La lune est le symbole de la féminité, de sa fécondité et de la fertilité du sol[5].

Le cycle lunaire est connu du peuple vili, de sorte qu'il se manifeste par l'analogie phonologique de certaines notions liées au temps. C'est ainsi que la lune est appelée ngo:ndi. C'est aussi le nom générique des mois et des fluides consécutifs au cycle menstruel des femmes[6].

" Être en menstruation " se dit ku mbwiila, ku ngo:ndi, ou encore le verbe kubambuka. Les menstrues ont toutefois une connotation négative, de sorte qu'une femme se trouvant dans cette situation est considérée comme impure et souillée. Elle doit donc éviter tout contact avec les mâles, notamment dans les rapports intimes[7].

Traditionnellement, pour ce faire, elle rejoignait la " case d'à côté " (nzo nteku) ou la " case des menstruations " (nzo mbwiila). De plus, elle devait se tenir loin des lieux sacrés (tchibila ou sanctuaire), voire ne pas toucher aux engins de chasse ou de pêche. de peur de leur faire perdre de leur efficacité d'usage, et d'influer défavorablement sur les activités vitales de la communauté[8].

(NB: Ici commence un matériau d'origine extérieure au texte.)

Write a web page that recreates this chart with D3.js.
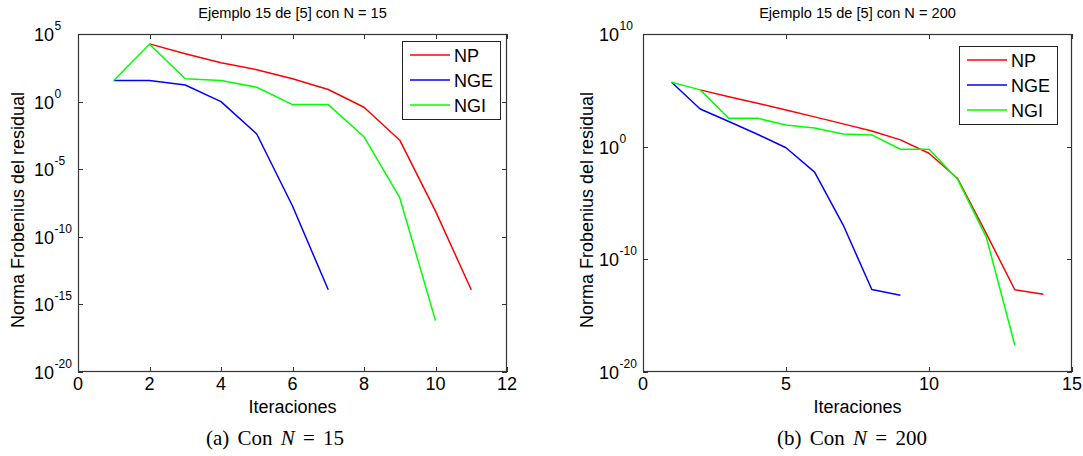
<!DOCTYPE html>
<html><head><meta charset="utf-8">
<script src="https://cdn.jsdelivr.net/npm/d3@7"></script>
<style>
body{margin:0;background:#fff}
svg{display:block}
text{font-family:"Liberation Sans",Arial,Helvetica,sans-serif;fill:#000}
</style>
</head><body>
<svg id="c" width="1083" height="456"></svg>
<script>
// ---------- data ----------
const seriesNames = ["NP", "NGE", "NGI"];
const seriesColors = ["#ff0000", "#0000ff", "#00ff00"];

// Panel (a): N = 15
const titleA = "Ejemplo 15 de [5] con N = 15";
const iterA_NP  = [2, 3, 4, 5, 6, 7, 8, 9, 10, 11];
const valA_NP   = [1.86e4, 3.5e3, 7.6e2, 2.3e2, 49, 7.8, 0.38, 1.4e-3, 7.9e-9, 1.2e-14];
const iterA_NGE = [1, 2, 3, 4, 5, 6, 7];
const valA_NGE  = [36, 36, 17, 1.0, 4e-3, 1.9e-8, 1.2e-14];
const iterA_NGI = [1, 2, 3, 4, 5, 6, 7, 8, 9, 10];
const valA_NGI  = [36, 1.75e4, 49, 36, 11.5, 0.6, 0.6, 2.5e-3, 7.8e-8, 6.3e-17];
const xTicksA = [0, 2, 4, 6, 8, 10, 12];
const yTickExpA = [-20, -15, -10, -5, 0, 5];
const captionA = ["(a) Con ", "N", " = 15"];

// Panel (b): N = 200
const titleB = "Ejemplo 15 de [5] con N = 200";
const iterB_NP  = [2, 3, 4, 5, 6, 7, 8, 9, 10, 11, 12, 13, 14];
const valB_NP   = [1.1e5, 2.75e4, 7.2e3, 1.8e3, 4.4e2, 1.05e2, 25, 4, 0.26, 1.5e-3, 2e-8, 2e-13, 8e-14];
const iterB_NGE = [1, 2, 3, 4, 5, 6, 7, 8, 9];
const valB_NGE  = [5.2e5, 2.2e3, 1.7e2, 12.6, 0.8, 5.5e-3, 1.1e-7, 2.1e-13, 6.6e-14];
const iterB_NGI = [1, 2, 3, 4, 5, 6, 7, 8, 9, 10, 11, 12, 13];
const valB_NGI  = [5.2e5, 1.1e5, 3.3e2, 3.3e2, 85, 45, 13.5, 11, 0.59, 0.59, 1.26e-3, 1e-8, 2.5e-18];
const xTicksB = [0, 5, 10, 15];
const yTickExpB = [-20, -10, 0, 10];
const captionB = ["(b) Con ", "N", " = 200"];

const xLabel = "Iteraciones";
const yLabel = "Norma Frobenius del residual";

// ---------- drawing ----------
const svg = d3.select("#c");

function panel(cfg) {
  const {x0, x1, y0, y1} = cfg;
  const x = d3.scaleLinear().domain(cfg.xDomain).range([x0, x1]);
  const y = d3.scaleLog().domain(cfg.yDomain).range([y1, y0]);
  const g = svg.append("g");
  const axisColor = "#333";
  const tk = 5;

  g.append("rect").attr("x", x0).attr("y", y0).attr("width", x1 - x0).attr("height", y1 - y0)
    .attr("fill", "#fff").attr("stroke", "none");

  // x ticks (bottom + top, inward)
  cfg.xTicks.forEach(t => {
    const px = Math.round(x(t)) + 0.5;
    g.append("line").attr("x1", px).attr("x2", px).attr("y1", y1).attr("y2", y1 - tk).attr("stroke", axisColor);
    g.append("line").attr("x1", px).attr("x2", px).attr("y1", y0).attr("y2", y0 + tk).attr("stroke", axisColor);
    g.append("text").attr("x", x(t)).attr("y", y1 + 18).attr("text-anchor", "middle")
      .attr("font-size", 18).text(t);
  });
  // y ticks (left + right, inward)
  cfg.yTickExp.forEach(e => {
    const py = Math.round(y(Math.pow(10, e))) + 0.5;
    g.append("line").attr("x1", x0).attr("x2", x0 + tk).attr("y1", py).attr("y2", py).attr("stroke", axisColor);
    g.append("line").attr("x1", x1).attr("x2", x1 - tk).attr("y1", py).attr("y2", py).attr("stroke", axisColor);
    g.append("text").attr("x", x0 - 24).attr("y", py + 6.5).attr("text-anchor", "end")
      .attr("font-size", 18).text("10");
    g.append("text").attr("x", x0 - 23.5).attr("y", py - 4.5).attr("text-anchor", "start")
      .attr("font-size", 12).text(String(e));
  });

  // series
  const line = d3.line().x(d => x(d[0])).y(d => y(d[1]));
  cfg.series.forEach((s, i) => {
    const pts = s.iters.map((it, k) => [it, s.vals[k]]);
    g.append("path").datum(pts).attr("d", line).attr("fill", "none")
      .attr("stroke", seriesColors[i]).attr("stroke-width", 1.5).attr("stroke-linejoin", "round");
  });

  // box
  g.append("rect").attr("x", x0 + 0.5).attr("y", y0 + 0.5).attr("width", x1 - x0 - 1).attr("height", y1 - y0 - 1)
    .attr("fill", "none").attr("stroke", axisColor).attr("stroke-width", 1.2);

  // legend
  const L = cfg.legend;
  g.append("rect").attr("x", L.x + 0.5).attr("y", L.y + 0.5).attr("width", L.w).attr("height", L.h)
    .attr("fill", "#fff").attr("stroke", "#222").attr("stroke-width", 1);
  seriesNames.forEach((n, i) => {
    const ry = L.y + 14 + i * 25;
    g.append("line").attr("x1", L.x + 8).attr("x2", L.x + 48).attr("y1", ry).attr("y2", ry)
      .attr("stroke", seriesColors[i]).attr("stroke-width", 1.5);
    g.append("text").attr("x", L.x + 52).attr("y", ry + 6.5).attr("font-size", 18).text(n);
  });

  // title
  g.append("text").attr("x", (x0 + x1) / 2).attr("y", 18).attr("text-anchor", "middle")
    .attr("font-size", 14.6).text(cfg.title);
  // x label
  g.append("text").attr("x", (x0 + x1) / 2).attr("y", 413).attr("text-anchor", "middle")
    .attr("font-size", 18).text(xLabel);
  // y label
  g.append("text").attr("transform", `translate(${cfg.yLabelX},${(y0 + y1) / 2 + 7}) rotate(-90)`)
    .attr("text-anchor", "middle").attr("font-size", 18).text(yLabel);
  // caption
  const cap = g.append("text").attr("x", cfg.capX).attr("y", 445).attr("text-anchor", "middle")
    .attr("font-size", 21).attr("word-spacing", 3)
    .style("font-family", "'Liberation Serif','DejaVu Serif',serif");
  cap.append("tspan").text(cfg.caption[0]);
  cap.append("tspan").attr("font-style", "italic").text(cfg.caption[1]);
  cap.append("tspan").text(cfg.caption[2]);
}

panel({
  x0: 78, x1: 507, y0: 34, y1: 372,
  xDomain: [0, 12], yDomain: [1e-20, 1e5],
  xTicks: xTicksA, yTickExp: yTickExpA,
  series: [
    {iters: iterA_NP, vals: valA_NP},
    {iters: iterA_NGE, vals: valA_NGE},
    {iters: iterA_NGI, vals: valA_NGI}
  ],
  legend: {x: 402, y: 41, w: 98, h: 78},
  title: titleA, yLabelX: 24, capX: 275, caption: captionA
});

panel({
  x0: 643, x1: 1072, y0: 34, y1: 372,
  xDomain: [0, 15], yDomain: [1e-20, 1e10],
  xTicks: xTicksB, yTickExp: yTickExpB,
  series: [
    {iters: iterB_NP, vals: valB_NP},
    {iters: iterB_NGE, vals: valB_NGE},
    {iters: iterB_NGI, vals: valB_NGI}
  ],
  legend: {x: 959, y: 46, w: 98, h: 78},
  title: titleB, yLabelX: 593, capX: 852, caption: captionB
});
</script>
</body></html>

La pleine lune serait la période pendant laquelle, la femme se débarrasse du " mauvais sang ", de son " mauvais destin "[9].

La pleine lune est appelée n:kongolo ngo:ndi, littéralement le rond de la lune ; ou ngo:ndi wa dùka signifiant "la lune est remplie ", ou " la lune est totalement pleine ". Elle influe négativement sur la pêche et la chasse, car pendant cette période, les ressources cynégétiques et halieutiques se raréfient [10].

Le premier quartier, " tchibé:nza tsingo:ndi " (morceau de lune), annonce la période des menstrues chez les femmes.

Le clair de lune est appelé mwessi ou tchilima.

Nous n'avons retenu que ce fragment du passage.